The bill would have lessened current regulations that stipulate that “a local school board is required to employ two full-time librarians for any middle school or high school,” creating a loophole where non-librarian staff could be hired in place of librarians.
Audrey Church, past-president of VAASL and past-president of the American Association of School Librarians (AASL), a division of the American Library Association, testified in opposition to the bill, along with Jim Livingston, president of the Virginia Educational Association. “School librarians play invaluable roles in our schools, and their skill sets are unique, Livingston is quoted as saying in the VEA Daily Reports. “Every middle and high school in Virginia deserves the benefit of having a fully staffed school library.”
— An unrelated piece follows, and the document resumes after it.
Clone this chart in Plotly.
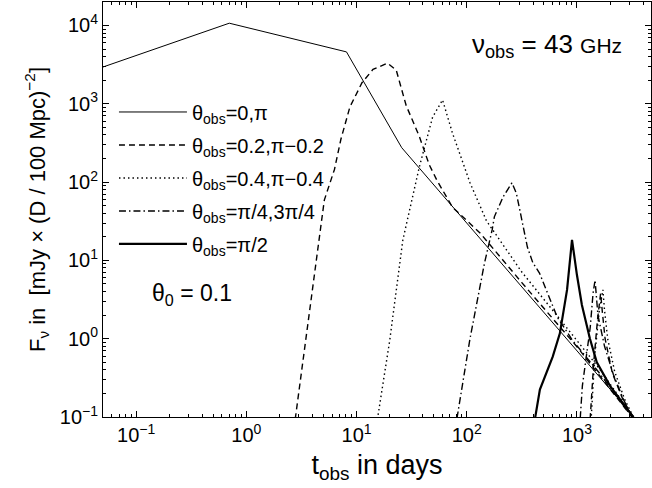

This local collaboration mirrored much of the work occurring at the national level, where AASL has been partnering with ALA to provide support and assistance for Virginia. “Through this partnership, VLA and VAASL were able to harness the collective power of our networks to advocate for the students of the Commonwealth of Virginia, said Lisa R. Varga, executive director of the Virginia Library Association.
ALA and AASL provide coordinated, strategic support to states faced with negative legislation, budget cuts and other crises, including consultation, use of targeted social media messaging and advocacy software to reach elected officials.